I am going through a tutorial for pyspark and have the following code:
*
%%pyspark
people = spark.read.option("header", True).option("inferSchema",True).csv("abfss://user-797427@strprmsandboxpoc001.blob.core.windows.net/pysparkCourse/fakefriends-header.csv")
This gives the below error:
AnalysisException: Unable to infer schema for CSV. It must be specified manually. Traceback (most recent call last):
File "/opt/spark/python/lib/pyspark.zip/pyspark/sql/readwriter.py", line 737, in csv return self._df(self._jreader.csv(self._spark._sc._jvm.PythonUtils.toSeq(path)))

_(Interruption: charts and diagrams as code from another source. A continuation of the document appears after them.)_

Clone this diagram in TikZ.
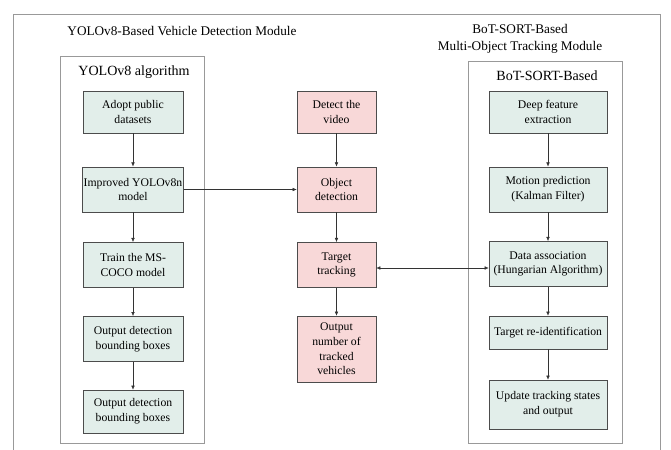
\documentclass[tikz,border=0pt]{standalone}
\usepackage{fontspec}
\setmainfont{Liberation Serif}
\usetikzlibrary{arrows.meta}

\begin{document}
\begin{tikzpicture}[
    x=0.03cm, y=-0.03cm,
    step box/.style={draw=black!70, thin, align=center, inner sep=1pt,
                     font=\fontsize{10}{12.5}\selectfont, minimum height=1.36cm},
    verde/.style={step box, fill=colorVerde},
    rosa/.style={step box, fill=colorRosa, minimum width=2.37cm},
    cornice/.style={draw=black!40, semithick},
    titolo/.style={font=\fontsize{12}{14.5}\selectfont, align=center},
    modulo/.style={font=\fontsize{11.3}{14.5}\selectfont, align=center},
    freccia/.style={draw=black!80, -{Latex[length=3.5pt,width=3pt]}}
    ]
    % Colori
    \definecolor{colorVerde}{RGB}{226, 238, 234}
    \definecolor{colorRosa}{RGB}{248, 216, 216}

    \useasboundingbox (0,0) rectangle (671,450);

    % Cornici
    \draw[cornice] (13,450) -- (13,14) -- (660,14) -- (660,450);
    \draw[cornice] (60,56) rectangle (204,443);
    \draw[cornice] (468,61) rectangle (622,443);

    % Titoli
    \node[modulo] (titoloYolo) at (182,31) {YOLOv8-Based Vehicle Detection Module};
    \node[modulo] (titoloBot) at (520,39) {BoT-SORT-Based\\Multi-Object Tracking Module};
    \node[titolo] (algoYolo) at (134,72) {YOLOv8 algorithm};
    \node[titolo] (algoBot) at (547,76) {BoT-SORT-Based};

    % Colonna YOLOv8
    \node[verde, minimum width=3cm, minimum height=1.26cm] (dataset) at (133,112) {Adopt public\\datasets};
    \node[verde, minimum width=3cm] (migliorato) at (133,189.5) {Improved YOLOv8n\\model};
    \node[verde, minimum width=3cm] (addestra) at (133,265) {Train the MS-\\COCO model};
    \node[verde, minimum width=3cm] (uscita1) at (133,339) {Output detection\\bounding boxes};
    \node[verde, minimum width=3cm, minimum height=1.29cm] (uscita2) at (133,411.5) {Output detection\\bounding boxes};

    % Colonna centrale
    \node[rosa, minimum height=1.26cm] (video) at (336.5,112) {Detect the\\video};
    \node[rosa] (rilevamento) at (336.5,189.5) {Object\\detection};
    \node[rosa] (tracciamento) at (336.5,265) {Target\\tracking};
    \node[rosa, minimum height=1.98cm] (conteggio) at (336.5,349) {Output\\number of\\tracked\\vehicles};

    % Colonna BoT-SORT
    \node[verde, minimum width=3.54cm, minimum height=1.26cm] (feature) at (548,112) {Deep feature\\extraction};
    \node[verde, minimum width=3.54cm] (moto) at (548,189.5) {Motion prediction\\(Kalman Filter)};
    \node[verde, minimum width=3.54cm] (associa) at (548,264) {Data association\\(Hungarian Algorithm)};
    \node[verde, minimum width=3.54cm, minimum height=0.99cm] (reid) at (548,332.5) {Target re-identification};
    \node[verde, minimum width=3.54cm, minimum height=1.47cm] (aggiorna) at (548,404.5) {Update tracking states\\and output};

    % Frecce verticali
    \draw[freccia] (dataset) -- (migliorato);
    \draw[freccia] (migliorato) -- (addestra);
    \draw[freccia] (addestra) -- (uscita1);
    \draw[freccia] (uscita1) -- (uscita2);

    \draw[freccia] (video) -- (rilevamento);
    \draw[freccia] (rilevamento) -- (tracciamento);
    \draw[freccia] (tracciamento) -- (conteggio);

    \draw[freccia] (feature) -- (moto);
    \draw[freccia] (moto) -- (associa);
    \draw[freccia] (associa) -- (reid);
    \draw[freccia] (reid) -- (aggiorna);

    % Collegamenti orizzontali
    \draw[freccia] (migliorato.east) -- (rilevamento.west);
    \draw[freccia, {Latex[length=3.5pt,width=3pt]}-{Latex[length=3.5pt,width=3pt]}] ([yshift=-0.09cm]tracciamento.east) -- ([yshift=-0.09cm]tracciamento.east -| associa.west);
    \end{tikzpicture}
\end{document}
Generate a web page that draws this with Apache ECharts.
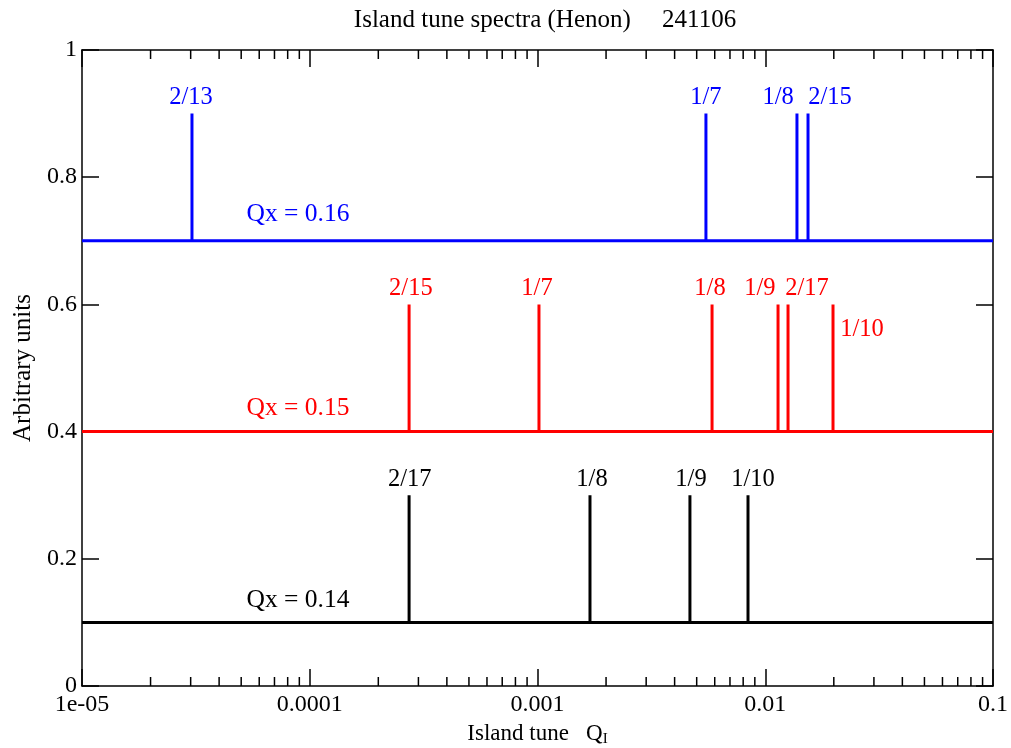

File "/home/trusted-service-user/cluster-env/env/lib/python3.8/site-packages/py4j/java_gateway.py", line 1304, in call return_value = get_return_value(
File "/opt/spark/python/lib/pyspark.zip/pyspark/sql/utils.py", line 117, in deco raise converted from None
pyspark.sql.utils.AnalysisException: Unable to infer schema for CSV. It must be specified manually.
So I tried specifying the schema using the code below. This does not error out, but returns an empty dataframe with the specified schema structure:
%%pyspark
from pyspark.sql.types import StructType, StructField, IntegerType, StringType
#For specifying Schema
custSchema = StructType([ StructField('userID', StringType(), True),
StructField('name', StringType(), True),
StructField('age', StringType(), True),
StructField('friends', StringType(), True)])
people = spark.read.format("csv").option("delimiter",",").option("header", "true").schema(custSchema).load("abfss://user-797427@strprmsandboxpoc001.blob.core.windows.net/pysparkCourse/fakefriends-header.csv")
Output is:
I know there is no issue with the file since I am able to read it into an RDD without an issue with the following block of code:
%%pyspark
lines = sc.textFile("abfss://user-797427@strprmsandboxpoc001.blob.core.windows.net/pysparkCourse/fakefriends-header.csv")
The file is a simple CSV file that looks like below:
userID,name,age,friends
0,Will,33,385
1,Jean-Luc,26,2
2,Hugh,55,221
3,Deanna,40,465
4,Quark,68,21
5,Weyoun,59,318
6,Gowron,37,220
7,Will,54,307
8,Jadzia,38,380
9,Hugh,27,181
10,Odo,53,191
11,Ben,57,372
12,Keiko,54,253
13,Jean-Luc,56,444
Note: I also tried reading it with spark.read.text, but again it does not error out, but no rows are read in from the file. Somehow I am able to read the file into an RDD, but not into a dataframe. Tried a different file, same issue.
What could I be missing?
Thank you
Vidya